Collected data
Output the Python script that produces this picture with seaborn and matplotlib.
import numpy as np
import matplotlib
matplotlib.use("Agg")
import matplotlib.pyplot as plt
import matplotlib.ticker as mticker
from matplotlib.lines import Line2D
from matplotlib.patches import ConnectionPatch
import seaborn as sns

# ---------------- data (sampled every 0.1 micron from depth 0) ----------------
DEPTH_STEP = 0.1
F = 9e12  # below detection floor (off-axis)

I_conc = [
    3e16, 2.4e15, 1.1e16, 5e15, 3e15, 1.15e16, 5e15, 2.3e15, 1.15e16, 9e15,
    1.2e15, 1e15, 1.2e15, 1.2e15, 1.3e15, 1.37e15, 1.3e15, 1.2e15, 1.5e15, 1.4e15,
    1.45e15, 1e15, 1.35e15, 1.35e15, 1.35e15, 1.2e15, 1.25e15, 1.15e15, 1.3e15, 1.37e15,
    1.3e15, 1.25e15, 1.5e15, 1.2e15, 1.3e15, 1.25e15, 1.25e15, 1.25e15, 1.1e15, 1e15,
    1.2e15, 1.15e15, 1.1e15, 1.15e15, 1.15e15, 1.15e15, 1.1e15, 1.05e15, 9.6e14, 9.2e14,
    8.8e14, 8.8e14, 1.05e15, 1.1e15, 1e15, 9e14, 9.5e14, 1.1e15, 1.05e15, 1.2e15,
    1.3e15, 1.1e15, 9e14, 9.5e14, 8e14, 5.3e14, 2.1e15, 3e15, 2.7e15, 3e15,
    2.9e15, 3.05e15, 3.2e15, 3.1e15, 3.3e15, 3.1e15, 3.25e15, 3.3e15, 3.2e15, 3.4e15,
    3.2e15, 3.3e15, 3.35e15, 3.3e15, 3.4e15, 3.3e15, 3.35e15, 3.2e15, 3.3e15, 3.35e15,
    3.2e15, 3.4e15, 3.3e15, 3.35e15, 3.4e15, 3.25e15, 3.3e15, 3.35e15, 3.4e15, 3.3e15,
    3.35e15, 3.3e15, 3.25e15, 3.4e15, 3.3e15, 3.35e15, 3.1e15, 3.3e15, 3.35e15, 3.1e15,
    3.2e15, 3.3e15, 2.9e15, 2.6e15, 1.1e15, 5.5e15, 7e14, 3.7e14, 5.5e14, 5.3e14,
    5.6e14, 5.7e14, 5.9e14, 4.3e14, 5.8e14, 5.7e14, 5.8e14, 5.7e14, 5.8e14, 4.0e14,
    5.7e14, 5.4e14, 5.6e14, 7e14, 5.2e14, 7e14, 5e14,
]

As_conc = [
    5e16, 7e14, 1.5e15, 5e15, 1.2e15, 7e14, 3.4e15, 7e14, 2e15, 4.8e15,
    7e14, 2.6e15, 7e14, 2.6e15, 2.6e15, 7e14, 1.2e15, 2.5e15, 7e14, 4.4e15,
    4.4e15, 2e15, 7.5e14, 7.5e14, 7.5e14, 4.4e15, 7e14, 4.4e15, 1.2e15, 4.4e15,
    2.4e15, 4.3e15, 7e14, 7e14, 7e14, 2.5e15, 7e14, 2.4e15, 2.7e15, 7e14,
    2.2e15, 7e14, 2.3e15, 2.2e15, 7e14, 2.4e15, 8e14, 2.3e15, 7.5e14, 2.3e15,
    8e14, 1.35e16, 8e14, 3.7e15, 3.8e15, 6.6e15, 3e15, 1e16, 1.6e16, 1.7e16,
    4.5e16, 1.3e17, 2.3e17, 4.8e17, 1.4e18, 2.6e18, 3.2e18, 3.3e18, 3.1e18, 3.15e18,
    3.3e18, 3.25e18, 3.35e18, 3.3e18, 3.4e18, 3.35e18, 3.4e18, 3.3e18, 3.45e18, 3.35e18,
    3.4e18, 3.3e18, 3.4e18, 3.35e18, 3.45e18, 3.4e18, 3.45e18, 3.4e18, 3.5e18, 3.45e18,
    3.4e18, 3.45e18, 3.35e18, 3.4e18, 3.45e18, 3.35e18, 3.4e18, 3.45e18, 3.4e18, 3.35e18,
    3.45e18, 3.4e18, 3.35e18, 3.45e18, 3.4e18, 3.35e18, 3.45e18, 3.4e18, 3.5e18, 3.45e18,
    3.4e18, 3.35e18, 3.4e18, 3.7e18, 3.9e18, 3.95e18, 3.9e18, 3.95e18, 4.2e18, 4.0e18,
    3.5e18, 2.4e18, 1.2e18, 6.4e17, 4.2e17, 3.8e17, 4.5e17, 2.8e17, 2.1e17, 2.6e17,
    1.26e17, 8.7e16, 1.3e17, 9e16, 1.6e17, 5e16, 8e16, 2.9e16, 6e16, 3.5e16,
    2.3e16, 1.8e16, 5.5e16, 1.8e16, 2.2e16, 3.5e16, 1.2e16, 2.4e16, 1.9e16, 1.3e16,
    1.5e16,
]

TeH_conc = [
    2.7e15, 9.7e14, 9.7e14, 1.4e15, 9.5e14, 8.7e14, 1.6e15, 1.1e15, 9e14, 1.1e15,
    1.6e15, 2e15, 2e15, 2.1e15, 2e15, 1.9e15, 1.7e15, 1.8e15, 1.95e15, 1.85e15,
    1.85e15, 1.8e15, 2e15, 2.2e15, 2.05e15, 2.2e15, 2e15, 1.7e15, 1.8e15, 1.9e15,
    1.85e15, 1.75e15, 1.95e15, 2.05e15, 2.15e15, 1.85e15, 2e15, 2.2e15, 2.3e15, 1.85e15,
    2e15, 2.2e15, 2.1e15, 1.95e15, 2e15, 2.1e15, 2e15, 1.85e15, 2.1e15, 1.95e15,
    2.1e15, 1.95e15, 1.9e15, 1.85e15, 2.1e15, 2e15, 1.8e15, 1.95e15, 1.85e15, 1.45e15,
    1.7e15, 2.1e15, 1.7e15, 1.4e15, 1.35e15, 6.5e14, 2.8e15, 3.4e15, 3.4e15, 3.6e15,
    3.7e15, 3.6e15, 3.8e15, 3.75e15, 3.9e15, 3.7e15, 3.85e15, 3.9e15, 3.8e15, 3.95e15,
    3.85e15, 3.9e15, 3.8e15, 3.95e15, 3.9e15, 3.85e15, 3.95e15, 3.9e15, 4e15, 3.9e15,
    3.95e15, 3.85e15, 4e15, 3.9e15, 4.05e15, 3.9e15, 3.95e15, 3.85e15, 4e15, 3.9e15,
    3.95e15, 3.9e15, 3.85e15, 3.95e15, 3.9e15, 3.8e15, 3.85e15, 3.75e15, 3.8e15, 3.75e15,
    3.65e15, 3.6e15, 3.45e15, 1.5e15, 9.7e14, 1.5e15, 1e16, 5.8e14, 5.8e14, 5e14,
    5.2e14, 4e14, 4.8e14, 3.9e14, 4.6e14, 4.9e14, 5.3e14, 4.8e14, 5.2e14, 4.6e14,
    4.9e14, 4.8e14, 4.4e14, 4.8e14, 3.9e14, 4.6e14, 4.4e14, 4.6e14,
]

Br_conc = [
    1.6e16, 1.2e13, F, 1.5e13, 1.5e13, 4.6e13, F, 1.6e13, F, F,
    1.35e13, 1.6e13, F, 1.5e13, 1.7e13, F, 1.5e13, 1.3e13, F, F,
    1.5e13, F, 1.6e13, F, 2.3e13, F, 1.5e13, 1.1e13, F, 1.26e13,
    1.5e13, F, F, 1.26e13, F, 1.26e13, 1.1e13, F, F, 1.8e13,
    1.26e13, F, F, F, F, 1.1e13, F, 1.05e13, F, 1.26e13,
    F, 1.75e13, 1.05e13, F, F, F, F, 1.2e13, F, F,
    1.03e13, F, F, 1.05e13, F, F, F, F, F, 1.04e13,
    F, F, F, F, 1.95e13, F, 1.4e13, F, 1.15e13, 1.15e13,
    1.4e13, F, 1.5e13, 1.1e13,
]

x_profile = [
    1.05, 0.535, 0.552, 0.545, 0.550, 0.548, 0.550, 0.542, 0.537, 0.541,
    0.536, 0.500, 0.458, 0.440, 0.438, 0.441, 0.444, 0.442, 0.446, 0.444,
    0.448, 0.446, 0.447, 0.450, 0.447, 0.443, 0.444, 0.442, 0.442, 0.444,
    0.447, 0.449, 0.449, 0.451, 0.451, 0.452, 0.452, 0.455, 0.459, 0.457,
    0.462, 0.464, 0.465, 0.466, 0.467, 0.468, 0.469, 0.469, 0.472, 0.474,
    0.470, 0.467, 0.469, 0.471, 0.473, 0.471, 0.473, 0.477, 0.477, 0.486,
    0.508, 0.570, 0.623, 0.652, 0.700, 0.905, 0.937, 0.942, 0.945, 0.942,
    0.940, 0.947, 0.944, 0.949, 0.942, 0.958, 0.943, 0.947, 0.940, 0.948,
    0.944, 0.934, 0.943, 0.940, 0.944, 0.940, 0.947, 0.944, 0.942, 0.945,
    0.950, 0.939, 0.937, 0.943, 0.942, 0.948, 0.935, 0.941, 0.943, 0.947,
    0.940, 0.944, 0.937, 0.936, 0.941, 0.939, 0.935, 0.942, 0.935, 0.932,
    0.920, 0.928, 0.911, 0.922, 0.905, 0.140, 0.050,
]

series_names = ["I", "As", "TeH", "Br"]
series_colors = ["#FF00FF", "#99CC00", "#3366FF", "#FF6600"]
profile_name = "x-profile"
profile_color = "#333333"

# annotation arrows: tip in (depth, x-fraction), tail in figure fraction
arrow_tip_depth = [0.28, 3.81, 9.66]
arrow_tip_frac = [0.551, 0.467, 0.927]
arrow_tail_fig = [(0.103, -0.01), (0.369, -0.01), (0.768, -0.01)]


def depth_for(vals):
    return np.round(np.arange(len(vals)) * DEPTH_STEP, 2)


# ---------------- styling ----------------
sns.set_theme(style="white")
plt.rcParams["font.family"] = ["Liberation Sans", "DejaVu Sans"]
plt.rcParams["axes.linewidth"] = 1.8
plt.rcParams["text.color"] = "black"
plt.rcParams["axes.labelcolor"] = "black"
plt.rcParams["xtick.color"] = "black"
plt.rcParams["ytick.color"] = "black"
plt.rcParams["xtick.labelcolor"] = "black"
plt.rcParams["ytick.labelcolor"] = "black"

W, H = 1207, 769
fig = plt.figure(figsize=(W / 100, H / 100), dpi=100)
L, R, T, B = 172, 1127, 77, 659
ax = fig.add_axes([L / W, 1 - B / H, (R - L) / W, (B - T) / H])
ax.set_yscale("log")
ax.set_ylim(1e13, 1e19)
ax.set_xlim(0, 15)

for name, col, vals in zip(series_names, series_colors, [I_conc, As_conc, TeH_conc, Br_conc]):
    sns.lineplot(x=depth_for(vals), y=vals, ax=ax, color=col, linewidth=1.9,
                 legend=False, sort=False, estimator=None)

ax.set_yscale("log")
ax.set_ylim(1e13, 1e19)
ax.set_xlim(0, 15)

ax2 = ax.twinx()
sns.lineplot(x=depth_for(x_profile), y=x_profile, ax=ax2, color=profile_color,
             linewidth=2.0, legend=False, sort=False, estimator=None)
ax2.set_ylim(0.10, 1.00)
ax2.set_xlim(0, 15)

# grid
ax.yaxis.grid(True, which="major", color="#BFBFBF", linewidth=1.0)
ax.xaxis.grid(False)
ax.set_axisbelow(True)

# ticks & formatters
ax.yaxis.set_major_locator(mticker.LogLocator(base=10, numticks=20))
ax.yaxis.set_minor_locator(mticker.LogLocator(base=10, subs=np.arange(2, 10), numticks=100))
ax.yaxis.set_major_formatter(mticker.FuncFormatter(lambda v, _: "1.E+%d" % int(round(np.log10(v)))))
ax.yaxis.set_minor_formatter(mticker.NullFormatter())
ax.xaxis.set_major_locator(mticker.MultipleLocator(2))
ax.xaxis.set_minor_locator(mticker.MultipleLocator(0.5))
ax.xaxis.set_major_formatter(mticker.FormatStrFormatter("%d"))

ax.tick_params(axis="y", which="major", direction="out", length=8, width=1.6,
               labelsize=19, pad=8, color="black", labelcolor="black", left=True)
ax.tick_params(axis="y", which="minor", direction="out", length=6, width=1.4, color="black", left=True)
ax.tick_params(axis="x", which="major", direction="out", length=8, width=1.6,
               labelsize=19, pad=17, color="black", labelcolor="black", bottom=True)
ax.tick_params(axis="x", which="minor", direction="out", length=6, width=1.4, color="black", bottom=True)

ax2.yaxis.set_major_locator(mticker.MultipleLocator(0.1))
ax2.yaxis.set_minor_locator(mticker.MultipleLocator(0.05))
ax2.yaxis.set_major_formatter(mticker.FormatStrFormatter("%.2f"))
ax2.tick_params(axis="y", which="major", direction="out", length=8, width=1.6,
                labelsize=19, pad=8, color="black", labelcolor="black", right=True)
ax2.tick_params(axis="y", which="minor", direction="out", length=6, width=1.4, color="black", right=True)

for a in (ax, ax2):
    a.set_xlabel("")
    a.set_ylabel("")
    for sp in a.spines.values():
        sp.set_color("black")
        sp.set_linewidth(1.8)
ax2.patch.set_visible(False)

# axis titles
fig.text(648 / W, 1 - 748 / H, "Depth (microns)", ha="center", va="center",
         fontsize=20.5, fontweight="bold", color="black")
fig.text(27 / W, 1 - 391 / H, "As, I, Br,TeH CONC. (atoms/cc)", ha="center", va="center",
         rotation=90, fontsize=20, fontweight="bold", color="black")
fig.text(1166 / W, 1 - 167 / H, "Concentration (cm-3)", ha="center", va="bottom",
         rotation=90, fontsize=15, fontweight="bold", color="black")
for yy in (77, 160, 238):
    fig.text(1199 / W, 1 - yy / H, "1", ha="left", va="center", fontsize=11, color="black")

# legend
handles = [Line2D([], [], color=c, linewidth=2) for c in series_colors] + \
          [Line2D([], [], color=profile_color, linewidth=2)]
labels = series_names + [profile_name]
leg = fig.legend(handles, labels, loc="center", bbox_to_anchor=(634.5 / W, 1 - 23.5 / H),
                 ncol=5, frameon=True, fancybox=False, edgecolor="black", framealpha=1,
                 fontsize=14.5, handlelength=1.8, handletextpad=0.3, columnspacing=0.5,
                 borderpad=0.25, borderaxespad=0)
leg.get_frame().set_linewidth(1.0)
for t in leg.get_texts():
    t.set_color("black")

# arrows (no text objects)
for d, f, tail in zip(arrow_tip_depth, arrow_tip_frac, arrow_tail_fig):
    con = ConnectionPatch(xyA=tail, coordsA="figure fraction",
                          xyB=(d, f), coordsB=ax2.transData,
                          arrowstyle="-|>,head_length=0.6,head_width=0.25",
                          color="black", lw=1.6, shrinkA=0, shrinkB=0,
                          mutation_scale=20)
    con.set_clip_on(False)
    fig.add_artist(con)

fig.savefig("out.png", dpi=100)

Prompt
The string "seaborn" may appear in lines of the listing above; tally those lines and give the number only.

Correct output
2